Unparenting also takes the form of parents failing to provide their children with information or guidance regarding what is appropriate in a given situation. The child is happily running in circles through a room for several minutes and then the parent yells at them and tells them to sit down and be quiet or leave the room. The child reaches for the last cookie on the platter only to have her hand slapped or the plate jerked out of reach. The child goes on an outing and doesn't have appropriate shoes or a jacket and gets scolded for not being prepared. What ever the situation, the child has been innocently doing something, happily engaged, or oblivious to something that others are aware of, and out of the blue they find themselves being yelled at, punished, scolded or shamed. Many times the parent was absorbed in some other activity or conversation and was ignoring their child up until the moment they noticed the child's behavior. They then notice that the child is "misbehaving" and in an instant the parent's negative attention is focused upon the child. To the child this can be scary, confusing, or just plain unfair.

A crucial part of parenting is providing our children with information so that they know what is appropriate or expected in a given situation. As parents we also need to be aware of our children's limits and abilities so that we can help them avoid or navigate situations that may be challenging for them in any way. Having a relationship based on trust and respect, along with having a history of providing our children with accurate factual information, makes it possible for our children to remain open and receptive to information that we provide. This process begins at a very young age. We help our children understand why we are quiet in a library or we wait for our turn to go down the slide. The more we can provide information about the "why" and help our children be prepared before they go into a new situation the easier the experience will be for both parent and child. If we manage to stay connected with our children we will be less likely to look up and react harshly or negatively when a calm and supportive response would better help our child. If we stay with our child we can provide them with information relating to our experience, "The stairs are a bit slippery here so I'm going to hold onto the railing. Would you like to hold my hand or hold onto the railing, too?" We can also help them understand expectations relating to specific public places, "It's polite to be quiet in the library because people are reading or trying to concentrate and loud noises might be distracting." And we have the opportunity to share with them why there are laws and rules about certain behaviors, "There are rules about not picking flowers in this park. We aren't allowed to pick flowers because if everyone who came here picked flowers there wouldn't be anymore flowers for other people to enjoy."

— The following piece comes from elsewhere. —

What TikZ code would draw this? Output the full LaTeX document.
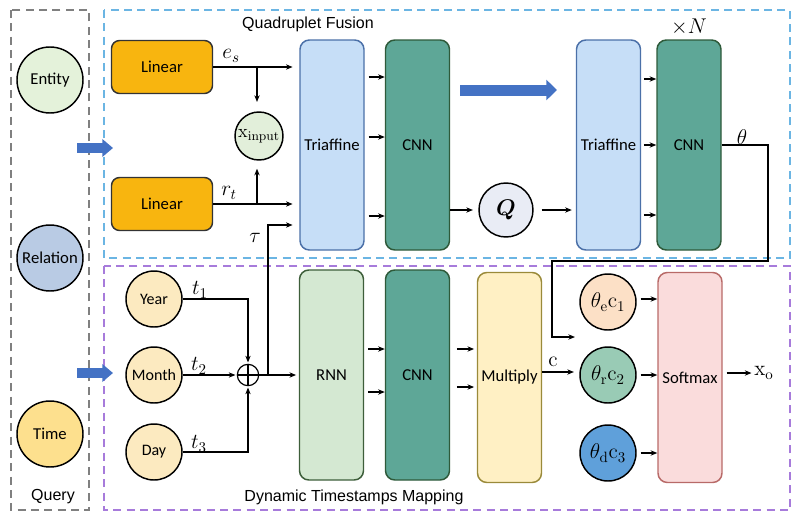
\documentclass[tikz,border=0pt]{standalone}
\usepackage{fix-cm}
\usepackage[no-math]{fontspec}
\setmainfont{Carlito}
\newfontfamily\arialfont{Liberation Sans}
\usepackage{bm}
\usetikzlibrary{arrows.meta}
\definecolor{linC}{HTML}{F8B50F}
\definecolor{entC}{HTML}{E4F2DA}
\definecolor{relC}{HTML}{B9CBE4}
\definecolor{timeC}{HTML}{FDE08E}
\definecolor{ymdC}{HTML}{FCEAC0}
\definecolor{xinC}{HTML}{E2EFDA}
\definecolor{triC}{HTML}{C6DEF7}
\definecolor{triB}{HTML}{4B70A8}
\definecolor{cnnC}{HTML}{5EA797}
\definecolor{cnnB}{HTML}{2E5A3A}
\definecolor{rnnC}{HTML}{D4E8D2}
\definecolor{rnnB}{HTML}{3D5E3A}
\definecolor{mulC}{HTML}{FFF0C4}
\definecolor{mulB}{HTML}{9A8A3A}
\definecolor{smC}{HTML}{FADCDC}
\definecolor{smB}{HTML}{B86A68}
\definecolor{qC}{HTML}{E9ECF5}
\definecolor{t1C}{HTML}{FCE0C6}
\definecolor{t2C}{HTML}{99CBB5}
\definecolor{t3C}{HTML}{5FA0DA}
\definecolor{bigArr}{HTML}{4472C4}
\definecolor{blueDash}{HTML}{6BB5E3}
\definecolor{purpDash}{HTML}{A77BDB}
\definecolor{grayDash}{HTML}{808080}
\tikzset{
  arr/.style={line width=0.9pt, -{Stealth[length=5pt,width=4pt]}},
  tall/.style={draw, rounded corners=7pt, line width=1.1pt, minimum width=48pt, minimum height=157.5pt, inner sep=1pt, font=\fontsize{12.5}{14}\selectfont},
  linbox/.style={draw=black!80, fill=linC, rounded corners=6pt, line width=1.1pt, minimum width=75.75pt, minimum height=39.75pt, font=\fontsize{12.5}{14}\selectfont},
  qcirc/.style={draw, circle, line width=1.1pt, minimum size=49.5pt, inner sep=0pt, font=\fontsize{12.5}{14}\selectfont},
  scirc/.style={draw, circle, line width=1.1pt, minimum size=42pt, inner sep=0pt, font=\fontsize{12}{14}\selectfont},
  mlab/.style={inner sep=0pt, font=\fontsize{16}{18}\selectfont},
  clab/.style={label={[inner sep=0pt, font=\fontsize{16}{18}\selectfont]center:#1}},
  frame/.style={line width=1pt, dash pattern=on 6pt off 4pt},
  title/.style={inner sep=0pt, font=\arialfont\fontsize{12}{14}\selectfont}
}
\begin{document}
\begin{tikzpicture}[x=0.75pt,y=-0.75pt]
\useasboundingbox (0,0) rectangle (800,532);
% frames
\draw[frame, draw=grayDash] (11,10) rectangle (89,510);
\draw[frame, draw=blueDash] (104,10) rectangle (790,258);
\draw[frame, draw=purpDash] (104,266) rectangle (790,510);
\node[title] (tq) at (53,497) {Query};
\node[title] (tqf) at (308,24) {Quadruplet Fusion};
\node[title] (tdm) at (354,497) {Dynamic Timestamps Mapping};
% query circles
\node[qcirc, fill=entC] (ent) at (50,80) {Entity};
\node[qcirc, fill=relC] (rel) at (50,258) {Relation};
\node[qcirc, fill=timeC] (tim) at (50,434) {Time};
% big blue arrows
\coordinate (ba1s) at (77,148); \coordinate (ba1e) at (113,148);
\coordinate (ba2s) at (77,373); \coordinate (ba2e) at (113,373);
\coordinate (ba3s) at (460,90); \coordinate (ba3e) at (557,90);
\draw[bigArr, line width=7.5pt, -{Triangle[length=8pt,width=13pt]}] (ba1s) -- (ba1e);
\draw[bigArr, line width=7.5pt, -{Triangle[length=8pt,width=13pt]}] (ba2s) -- (ba2e);
\draw[bigArr, line width=8.25pt, -{Triangle[length=8pt,width=15pt]}] (ba3s) -- (ba3e);
% upper part
\node[linbox] (lin1) at (162,67) {Linear};
\node[linbox] (lin2) at (162,204) {Linear};
\node[draw, circle, fill=xinC, line width=1.1pt, minimum size=36pt, inner sep=0pt,
      label={[inner sep=0pt, font=\fontsize{14}{16}\selectfont]center:$\mathrm{x}_{\mathrm{input}}$}] (xin) at (259,136) {};
\node[tall, fill=triC, draw=triB] (tri1) at (332,145) {Triaffine};
\node[tall, fill=cnnC, draw=cnnB] (cnn1) at (417.5,145) {CNN};
\node[draw, circle, fill=qC, line width=1.1pt, minimum size=40.5pt, inner sep=0pt,
      label={[inner sep=0pt, font=\fontsize{17}{19}\selectfont]center:$\bm{Q}$}] (Q) at (506,210) {};
\node[tall, fill=triC, draw=triB] (tri2) at (608.5,145) {Triaffine};
\node[tall, fill=cnnC, draw=cnnB] (cnn2) at (689,145) {CNN};
\node[mlab] (xN) at (689,27) {$\times N$};
\node[mlab] (les) at (231,56) {$e_s$};
\node[mlab] (lrt) at (229,193) {$r_t$};
\node[mlab] (ltau) at (255,238) {$\tau$};
\node[mlab] (lth) at (742,137) {$\theta$};
% lower part
\node[scirc, fill=ymdC] (year) at (154,299) {Year};
\node[scirc, fill=ymdC] (month) at (154,375) {Month};
\node[scirc, fill=ymdC] (day) at (154,452) {Day};
\node[draw, circle, line width=0.9pt, minimum size=16pt, inner sep=0pt] (op) at (248,375) {};
\draw[line width=0.9pt] (op.north) -- (op.south) (op.west) -- (op.east);
\node[mlab] (lt1) at (200,290) {$t_1$};
\node[mlab] (lt2) at (199,366) {$t_2$};
\node[mlab] (lt3) at (199,444) {$t_3$};
\node[tall, fill=rnnC, draw=rnnB] (rnn) at (331.5,375) {RNN};
\node[tall, fill=cnnC, draw=cnnB] (cnn3) at (417.5,375) {CNN};
\node[tall, fill=mulC, draw=mulB] (mul) at (509.5,377.5) {Multiply};
\node[scirc, fill=t1C, clab={$\theta_{\mathrm{e}}\mathrm{c}_1$}] (th1) at (608,302) {};
\node[scirc, fill=t2C, clab={$\theta_{\mathrm{r}}\mathrm{c}_2$}] (th2) at (608,375) {};
\node[scirc, fill=t3C, clab={$\theta_{\mathrm{d}}\mathrm{c}_3$}] (th3) at (608,453) {};
\node[tall, fill=smC, draw=smB] (soft) at (690,377.5) {Softmax};
\node[mlab] (lc) at (553,362) {$\mathrm{c}$};
\node[mlab] (xo) at (764,373) {$\mathrm{x}_{\mathrm{o}}$};
% upper connectors
\draw[arr, shorten >=5pt] (lin1.east) -- (tri1.west |- lin1.east);
\coordinate (b1) at (257,67);
\draw[arr, shorten >=7pt] (b1) -- (b1 |- xin.north);
\draw[arr, shorten >=5pt] (lin2.east) -- (tri1.west |- lin2.east);
\coordinate (b2) at (257,204);
\draw[arr, shorten >=6pt] (b2) -- (b2 |- xin.south);
\coordinate (jt) at (268,375);
\draw[arr, shorten >=5pt] (jt) |- (tri1.west |- 0,225);
\foreach \y in {77,137,216} \draw[arr, shorten <=3pt] (tri1.east |- 0,\y) -- (cnn1.west |- 0,\y);
\draw[arr, shorten >=4pt] (cnn1.east |- Q.west) -- (Q.west);
\draw[arr, shorten <=6pt, shorten >=3pt] (Q.east) -- (tri2.west |- Q.east);
\foreach \y in {79,145,215} \draw[arr, shorten <=2pt] (tri2.east |- 0,\y) -- (cnn2.west |- 0,\y);
\coordinate (thend) at (575,337);
\draw[arr] (cnn2.east) -- (768,145) -- (768,261) -- (552,261) |- (thend);
% lower connectors
\draw[arr, shorten >=1pt] (year.east) -| (op.north);
\draw[arr, shorten >=1pt] (month.east) -- (op.west);
\draw[arr, shorten >=1pt] (day.east) -| (op.south);
\draw[arr, shorten >=2pt] (op.east) -- (rnn.west |- op.east);
\foreach \y in {349,392} \draw[arr, shorten <=3pt] (rnn.east |- 0,\y) -- (cnn3.west |- 0,\y);
\foreach \y in {349,387} \draw[arr, shorten <=5pt, shorten >=2pt] (cnn3.east |- 0,\y) -- (mul.west |- 0,\y);
\draw[arr, shorten >=4pt] (mul.east |- 0,372) -- (th2.west |- 0,372);
\draw[arr, shorten <=3pt] (th1.east |- 0,299) -- (soft.west |- 0,299);
\draw[arr, shorten <=3pt] (th2.east) -- (soft.west |- th2.east);
\draw[arr, shorten <=3pt] (th3.east) -- (soft.west |- th3.east);
\draw[arr, shorten <=3pt, shorten >=2pt] (soft.east |- xo.west) -- (xo.west);
\end{tikzpicture}
\end{document}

When we become a resource for accurate information our children are able to turn to us for cues as to what might be an appropriate behavior in a new situation. When we are involved in our children's lives we have a better idea of what situations are appropriate for our children and how we can support them so they can enjoy a new experience. When we remain connected with our children in any situation we are aware of what is going on with and around our children which enables us to offer positive support or information as it is needed. When we make our relationship with our children the most important priority in our life we get to have more fun as we explore the world together.

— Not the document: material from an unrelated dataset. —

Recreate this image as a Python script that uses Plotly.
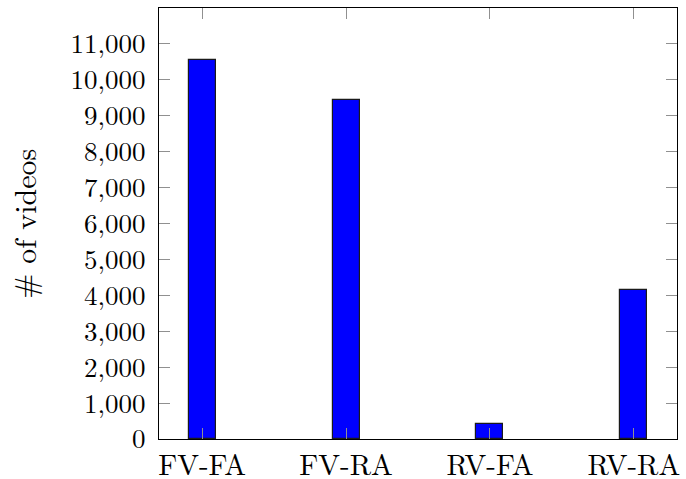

Supporting Our Children's Passions

I have made a commitment to supporting my children as they explore their interests and follow their passions. My children's passions at the very least become my interests as we learn together. I spend time researching to figure out my role as facilitator in relation to any particular passion. Many of the members of this family are still in the early stages of reconnecting with or discovering passions because we have only been focusing on our passions, instead of what outside influences said we should focus on, for about a year now.

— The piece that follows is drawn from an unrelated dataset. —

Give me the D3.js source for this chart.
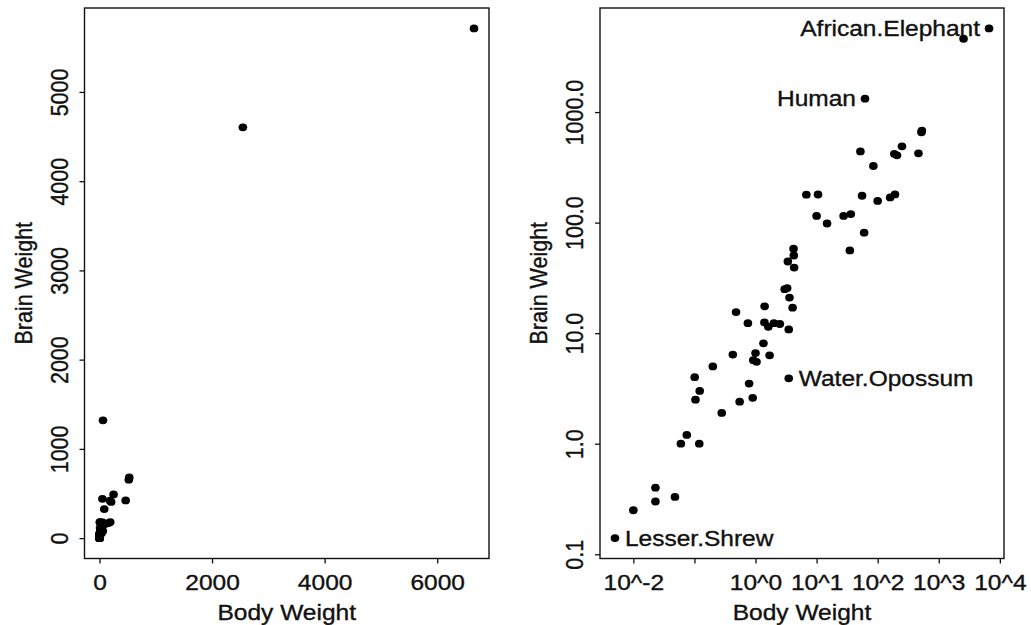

In our family we accept that some passions come and go, while others remain for a lifetime. Each person is welcome to invest as much or as little of their time and energy into any particular passion or interest for as long or as short a time as they wish. There is no concern about wasting time with a non-permanent passion. We learn from each interest for as long as it lasts and are comfortable with the possibility that a particular interest may last for an hour or a week or for years. There is no guilt around leaving one interest for another. There are no lectures about finishing what you started or about being a quitter. There is no need to do something because we "should." Authentic engagement and intrinsic motivation determine how long each of us participates in any activity or follows a particular interest.

This commitment to supporting my children's passions involves a great deal of trust. Trust that they really know what is right for them and trust that I am capable when their passions push me out of my comfort zone. This week has had big moments of trust. One of our daughter's heard an ad on the radio about talent scouts who were coming to our area. We went on-line and checked it out as best we could. We talked about what the experience might be like and what the possibilities were that it could actually lead to her ending up with an agent and an acting career. We really didn't know what to expect, but our entire family went with her to the event. We listened, took notes, and when it was her turn she walked up to the table. The scout asked her a few questions. She gave him confident answers. He saw within her the passion, the desire, the confidence that this was what she was meant to be doing. Next thing we knew we were sitting down again listening to the realities of being parents to a child actor. Those realities don't exactly mesh with my comfort zone.

We have an invitation to an event in 2 months to meet with agents. I posted this on facebook and got the expected responses that this was a scam and we should run, not walk, the other direction. Believe me, I had my scam radar turned way up through the entire experience. My daughter and I talked about scams and about how there were no guarantees that she would end up with an agent. This is what my daughter wants to do. If I say no to going, give her a lecture about starting local and working her way up, and give in to my desire to remain within my comfort zone, I am not honoring her passion. She has always been a child full of passion. She's not a start small kind of kid. When she played soccer she wanted to be a forward or the goalie, front line or last defense and nothing in between. She wants to be a film actor, not a community theater actor. Knowing this about her I know that she wants to go to this event, walk on that stage, perform her monologue, meet agents in person and embrace the experience. She may or may not end up with an agent, but she needs to seize the opportunity and see where she ends up. I need to support her by providing her with honest information about what to expect and the possible outcomes, without giving in to my fears or unnecessary negativity. I have to trust her knowledge of herself and of what she needs to do to follow her passion.

Right now I have no way of knowing how long this particular passion will remain a part of our lives. It's possible that this time next year I will be spending a great deal of time in LA getting a lot of crocheting done while accompanying my child actor. That's so far out of my comfort zone, and outside of my knowledge base, that I can only trust that I will learn what I need to know as we go along and that I will handle each new experience with grace. On the other hand, next summer may find our family following a brand new set of passions that are completely unexpected and unknown at this moment.

I am reminded of the Kimya Dawson lyrics Jess has on his blog, "So write and write and keep on writing, Just make sure your life's exciting." A few days ago I was thinking that my life wasn't all that exciting. How wrong I was. We are living the grand adventure of following our passions. It doesn't get more exciting than that!